Request :: Look for the string "this" and copy every line that has it.

Entries shown ::
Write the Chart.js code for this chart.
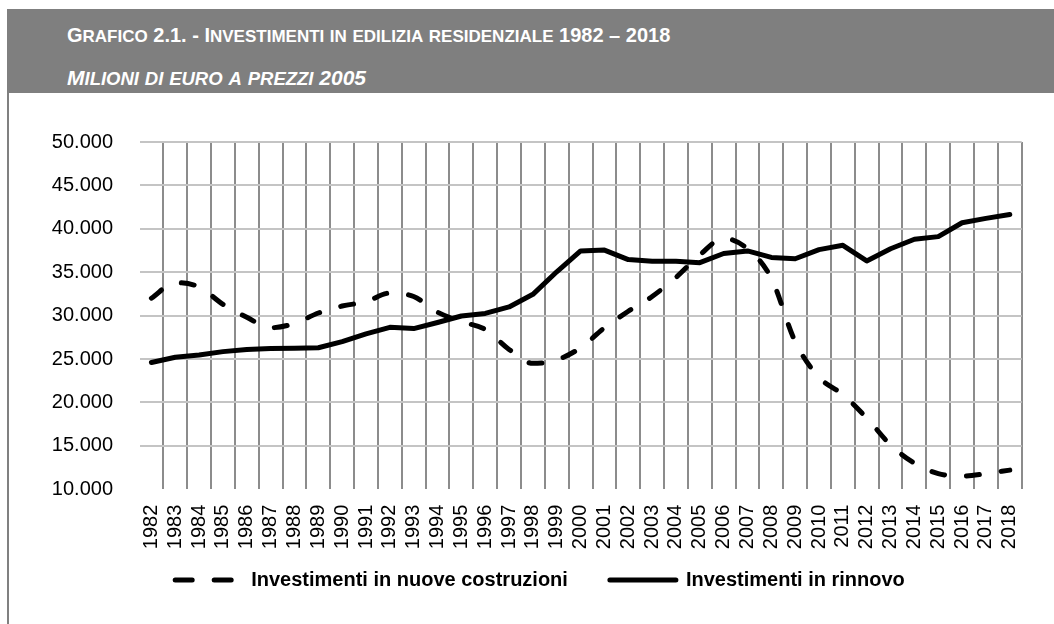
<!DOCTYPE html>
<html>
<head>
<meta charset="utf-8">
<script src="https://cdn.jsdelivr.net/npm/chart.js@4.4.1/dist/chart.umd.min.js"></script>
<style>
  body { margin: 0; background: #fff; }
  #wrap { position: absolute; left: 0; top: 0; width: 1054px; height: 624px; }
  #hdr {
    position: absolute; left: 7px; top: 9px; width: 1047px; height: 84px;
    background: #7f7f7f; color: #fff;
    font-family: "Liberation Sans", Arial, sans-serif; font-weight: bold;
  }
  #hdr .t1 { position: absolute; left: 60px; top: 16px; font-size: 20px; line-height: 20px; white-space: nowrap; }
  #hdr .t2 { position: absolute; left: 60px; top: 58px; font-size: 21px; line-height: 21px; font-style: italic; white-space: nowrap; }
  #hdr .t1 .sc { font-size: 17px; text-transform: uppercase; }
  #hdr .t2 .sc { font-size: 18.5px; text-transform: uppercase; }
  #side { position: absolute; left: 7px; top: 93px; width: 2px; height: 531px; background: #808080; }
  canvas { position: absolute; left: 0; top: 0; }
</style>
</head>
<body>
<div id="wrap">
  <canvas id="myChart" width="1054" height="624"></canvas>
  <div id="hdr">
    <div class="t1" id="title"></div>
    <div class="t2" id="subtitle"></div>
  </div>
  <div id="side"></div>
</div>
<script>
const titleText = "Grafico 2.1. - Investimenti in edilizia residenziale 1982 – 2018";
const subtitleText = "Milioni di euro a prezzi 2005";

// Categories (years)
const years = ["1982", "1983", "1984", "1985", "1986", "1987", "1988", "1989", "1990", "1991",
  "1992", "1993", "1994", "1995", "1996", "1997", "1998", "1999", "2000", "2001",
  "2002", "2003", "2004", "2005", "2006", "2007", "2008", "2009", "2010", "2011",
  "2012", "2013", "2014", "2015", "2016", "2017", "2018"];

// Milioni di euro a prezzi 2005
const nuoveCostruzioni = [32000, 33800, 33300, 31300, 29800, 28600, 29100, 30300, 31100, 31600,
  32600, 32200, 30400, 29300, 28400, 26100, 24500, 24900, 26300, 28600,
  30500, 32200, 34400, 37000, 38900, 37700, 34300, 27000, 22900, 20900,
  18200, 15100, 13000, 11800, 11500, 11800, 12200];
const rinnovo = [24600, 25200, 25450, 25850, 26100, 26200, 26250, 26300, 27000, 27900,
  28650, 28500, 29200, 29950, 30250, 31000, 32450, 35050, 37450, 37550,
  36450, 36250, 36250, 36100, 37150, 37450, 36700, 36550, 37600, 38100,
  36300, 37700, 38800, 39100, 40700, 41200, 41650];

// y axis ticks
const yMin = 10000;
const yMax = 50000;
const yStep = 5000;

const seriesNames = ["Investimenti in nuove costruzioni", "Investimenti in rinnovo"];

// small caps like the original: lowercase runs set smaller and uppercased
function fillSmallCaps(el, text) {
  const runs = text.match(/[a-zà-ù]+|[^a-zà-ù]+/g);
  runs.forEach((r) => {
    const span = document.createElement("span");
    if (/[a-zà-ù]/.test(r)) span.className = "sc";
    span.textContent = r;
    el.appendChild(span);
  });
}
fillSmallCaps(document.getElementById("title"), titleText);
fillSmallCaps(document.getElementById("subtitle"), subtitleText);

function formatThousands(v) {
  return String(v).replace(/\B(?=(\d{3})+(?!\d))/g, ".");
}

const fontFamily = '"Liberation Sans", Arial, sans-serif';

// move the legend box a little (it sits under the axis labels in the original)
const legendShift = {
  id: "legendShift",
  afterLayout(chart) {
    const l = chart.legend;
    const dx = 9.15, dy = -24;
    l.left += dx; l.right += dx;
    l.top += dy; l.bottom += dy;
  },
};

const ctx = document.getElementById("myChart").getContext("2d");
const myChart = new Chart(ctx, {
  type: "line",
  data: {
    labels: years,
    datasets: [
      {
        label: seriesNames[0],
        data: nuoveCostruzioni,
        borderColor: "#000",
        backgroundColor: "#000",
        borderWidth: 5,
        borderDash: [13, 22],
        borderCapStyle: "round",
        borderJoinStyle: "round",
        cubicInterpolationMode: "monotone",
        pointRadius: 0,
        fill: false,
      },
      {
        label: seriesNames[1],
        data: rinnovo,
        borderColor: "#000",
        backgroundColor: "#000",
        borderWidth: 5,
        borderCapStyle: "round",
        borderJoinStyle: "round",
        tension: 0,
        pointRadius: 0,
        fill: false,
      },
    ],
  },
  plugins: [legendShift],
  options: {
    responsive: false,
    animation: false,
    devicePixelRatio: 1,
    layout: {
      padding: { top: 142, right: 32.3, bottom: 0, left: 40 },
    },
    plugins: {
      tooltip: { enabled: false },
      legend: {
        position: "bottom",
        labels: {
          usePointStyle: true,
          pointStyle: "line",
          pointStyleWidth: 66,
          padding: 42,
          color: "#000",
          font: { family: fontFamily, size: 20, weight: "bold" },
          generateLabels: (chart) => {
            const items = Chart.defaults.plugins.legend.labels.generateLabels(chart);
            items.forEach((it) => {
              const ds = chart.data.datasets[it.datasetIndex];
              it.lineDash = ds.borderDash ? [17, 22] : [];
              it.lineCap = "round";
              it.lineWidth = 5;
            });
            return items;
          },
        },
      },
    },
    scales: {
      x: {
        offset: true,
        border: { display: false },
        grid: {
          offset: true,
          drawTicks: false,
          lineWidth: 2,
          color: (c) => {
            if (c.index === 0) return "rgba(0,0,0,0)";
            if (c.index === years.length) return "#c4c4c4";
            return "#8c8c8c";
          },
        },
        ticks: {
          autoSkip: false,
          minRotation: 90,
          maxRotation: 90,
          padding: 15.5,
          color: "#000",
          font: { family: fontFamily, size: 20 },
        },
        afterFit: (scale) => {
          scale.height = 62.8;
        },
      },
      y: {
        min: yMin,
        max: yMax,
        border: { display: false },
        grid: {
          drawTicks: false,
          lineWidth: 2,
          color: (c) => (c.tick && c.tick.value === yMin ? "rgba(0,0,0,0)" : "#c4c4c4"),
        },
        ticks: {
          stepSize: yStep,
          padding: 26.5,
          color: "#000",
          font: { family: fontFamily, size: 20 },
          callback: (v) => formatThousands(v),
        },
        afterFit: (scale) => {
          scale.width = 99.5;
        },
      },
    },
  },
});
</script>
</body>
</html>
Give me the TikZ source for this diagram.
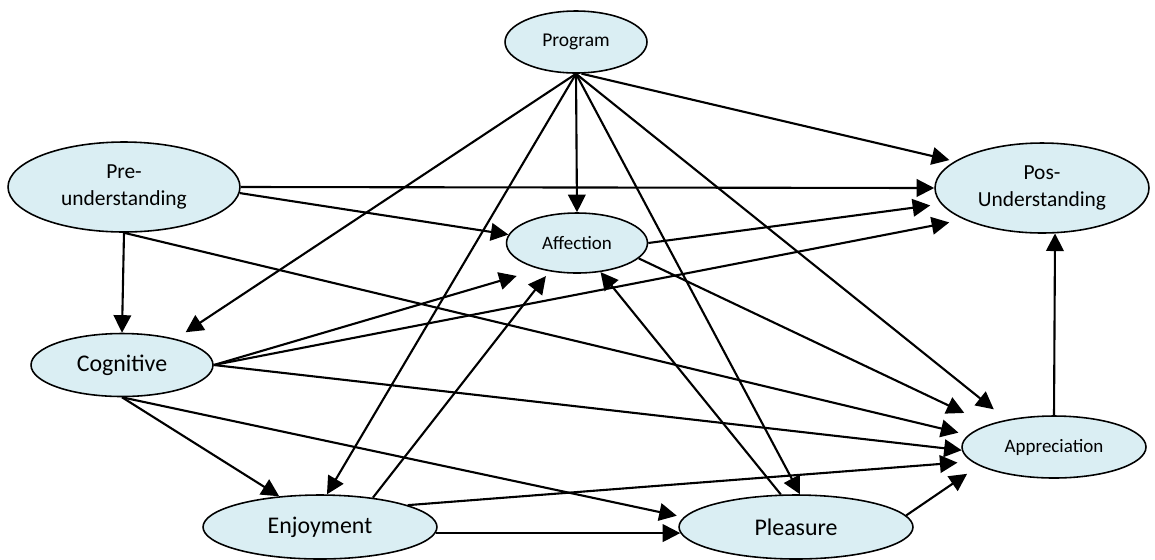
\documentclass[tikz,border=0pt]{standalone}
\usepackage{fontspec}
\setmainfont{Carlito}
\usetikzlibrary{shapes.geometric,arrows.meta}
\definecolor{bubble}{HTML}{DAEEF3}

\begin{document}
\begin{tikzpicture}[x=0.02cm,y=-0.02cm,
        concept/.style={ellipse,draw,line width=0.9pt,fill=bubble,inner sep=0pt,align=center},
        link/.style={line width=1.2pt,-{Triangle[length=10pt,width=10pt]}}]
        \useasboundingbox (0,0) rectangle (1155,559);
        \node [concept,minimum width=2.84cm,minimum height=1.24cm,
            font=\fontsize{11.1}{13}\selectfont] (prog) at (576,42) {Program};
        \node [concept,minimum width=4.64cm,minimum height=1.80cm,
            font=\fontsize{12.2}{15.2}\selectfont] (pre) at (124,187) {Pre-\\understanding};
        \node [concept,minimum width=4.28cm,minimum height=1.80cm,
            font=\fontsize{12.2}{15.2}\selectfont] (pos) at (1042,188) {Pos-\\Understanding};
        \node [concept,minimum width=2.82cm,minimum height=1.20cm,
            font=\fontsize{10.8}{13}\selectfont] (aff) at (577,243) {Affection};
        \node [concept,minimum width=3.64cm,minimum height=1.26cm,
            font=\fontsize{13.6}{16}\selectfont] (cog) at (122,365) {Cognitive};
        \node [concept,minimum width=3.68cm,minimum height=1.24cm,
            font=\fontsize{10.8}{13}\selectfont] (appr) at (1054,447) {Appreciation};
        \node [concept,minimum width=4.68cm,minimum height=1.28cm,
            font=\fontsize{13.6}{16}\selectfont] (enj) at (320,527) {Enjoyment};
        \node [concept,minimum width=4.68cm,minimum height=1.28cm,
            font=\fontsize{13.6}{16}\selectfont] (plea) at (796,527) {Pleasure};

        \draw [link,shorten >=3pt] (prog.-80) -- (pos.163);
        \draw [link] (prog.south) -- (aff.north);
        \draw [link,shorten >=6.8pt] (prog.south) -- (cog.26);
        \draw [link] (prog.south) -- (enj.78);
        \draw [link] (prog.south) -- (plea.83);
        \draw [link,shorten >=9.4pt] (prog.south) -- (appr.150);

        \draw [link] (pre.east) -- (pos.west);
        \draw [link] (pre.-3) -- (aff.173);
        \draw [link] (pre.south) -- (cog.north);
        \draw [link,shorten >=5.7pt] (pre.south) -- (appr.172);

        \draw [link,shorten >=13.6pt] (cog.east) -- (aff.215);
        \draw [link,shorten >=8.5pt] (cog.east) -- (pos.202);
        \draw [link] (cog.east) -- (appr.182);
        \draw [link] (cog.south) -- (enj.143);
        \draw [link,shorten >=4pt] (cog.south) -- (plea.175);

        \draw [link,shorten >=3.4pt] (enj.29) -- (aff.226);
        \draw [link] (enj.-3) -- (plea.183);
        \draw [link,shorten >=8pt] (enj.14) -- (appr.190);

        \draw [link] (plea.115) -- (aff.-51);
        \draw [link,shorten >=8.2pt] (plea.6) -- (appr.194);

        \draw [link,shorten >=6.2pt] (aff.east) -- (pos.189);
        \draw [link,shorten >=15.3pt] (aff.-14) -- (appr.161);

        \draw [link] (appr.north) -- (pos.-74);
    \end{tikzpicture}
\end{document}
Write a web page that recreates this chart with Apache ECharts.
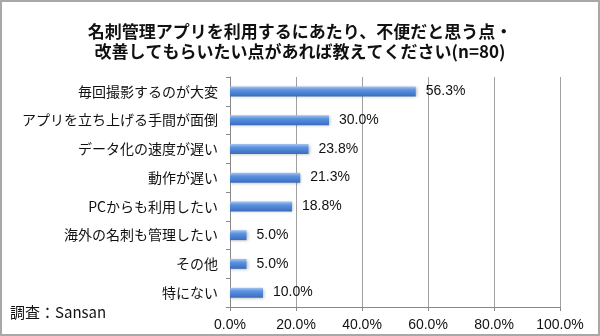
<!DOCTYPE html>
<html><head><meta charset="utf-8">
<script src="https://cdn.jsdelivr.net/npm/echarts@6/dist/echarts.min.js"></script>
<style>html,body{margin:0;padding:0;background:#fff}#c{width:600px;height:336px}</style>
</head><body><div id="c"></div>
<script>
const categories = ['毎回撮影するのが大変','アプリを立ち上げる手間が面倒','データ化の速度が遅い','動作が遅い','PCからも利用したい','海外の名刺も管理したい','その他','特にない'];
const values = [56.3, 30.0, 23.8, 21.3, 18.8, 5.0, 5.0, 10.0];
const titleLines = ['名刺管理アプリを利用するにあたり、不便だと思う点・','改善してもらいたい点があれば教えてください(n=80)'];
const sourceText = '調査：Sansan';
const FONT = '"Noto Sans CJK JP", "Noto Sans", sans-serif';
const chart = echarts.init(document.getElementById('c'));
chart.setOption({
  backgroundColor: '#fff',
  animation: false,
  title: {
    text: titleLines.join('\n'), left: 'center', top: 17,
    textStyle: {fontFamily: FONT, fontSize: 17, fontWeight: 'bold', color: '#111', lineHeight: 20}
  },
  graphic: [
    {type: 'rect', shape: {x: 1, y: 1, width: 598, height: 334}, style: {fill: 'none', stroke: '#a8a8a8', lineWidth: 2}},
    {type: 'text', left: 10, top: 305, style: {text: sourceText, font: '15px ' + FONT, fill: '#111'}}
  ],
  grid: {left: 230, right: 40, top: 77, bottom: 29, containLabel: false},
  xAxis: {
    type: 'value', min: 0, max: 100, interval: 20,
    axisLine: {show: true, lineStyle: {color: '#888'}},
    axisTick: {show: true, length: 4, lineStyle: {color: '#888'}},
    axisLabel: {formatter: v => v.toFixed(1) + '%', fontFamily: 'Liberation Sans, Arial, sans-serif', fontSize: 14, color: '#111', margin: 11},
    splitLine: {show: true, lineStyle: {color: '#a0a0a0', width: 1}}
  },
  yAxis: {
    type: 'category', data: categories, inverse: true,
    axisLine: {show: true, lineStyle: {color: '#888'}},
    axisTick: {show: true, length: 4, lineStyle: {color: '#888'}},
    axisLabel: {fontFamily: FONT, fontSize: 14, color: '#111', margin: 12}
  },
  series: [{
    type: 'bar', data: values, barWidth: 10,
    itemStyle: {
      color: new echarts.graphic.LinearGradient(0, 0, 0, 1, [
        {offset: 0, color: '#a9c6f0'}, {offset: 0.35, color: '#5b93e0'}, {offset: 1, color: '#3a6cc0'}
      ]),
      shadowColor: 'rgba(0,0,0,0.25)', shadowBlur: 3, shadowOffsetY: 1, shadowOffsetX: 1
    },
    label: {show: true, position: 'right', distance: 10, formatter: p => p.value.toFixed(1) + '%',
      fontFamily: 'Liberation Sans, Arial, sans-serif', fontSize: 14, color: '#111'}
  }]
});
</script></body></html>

Exercise answer ::
Write the Chart.js code for this chart.
Give me the TikZ source for this diagram.
Write a web page that recreates this chart with Apache ECharts.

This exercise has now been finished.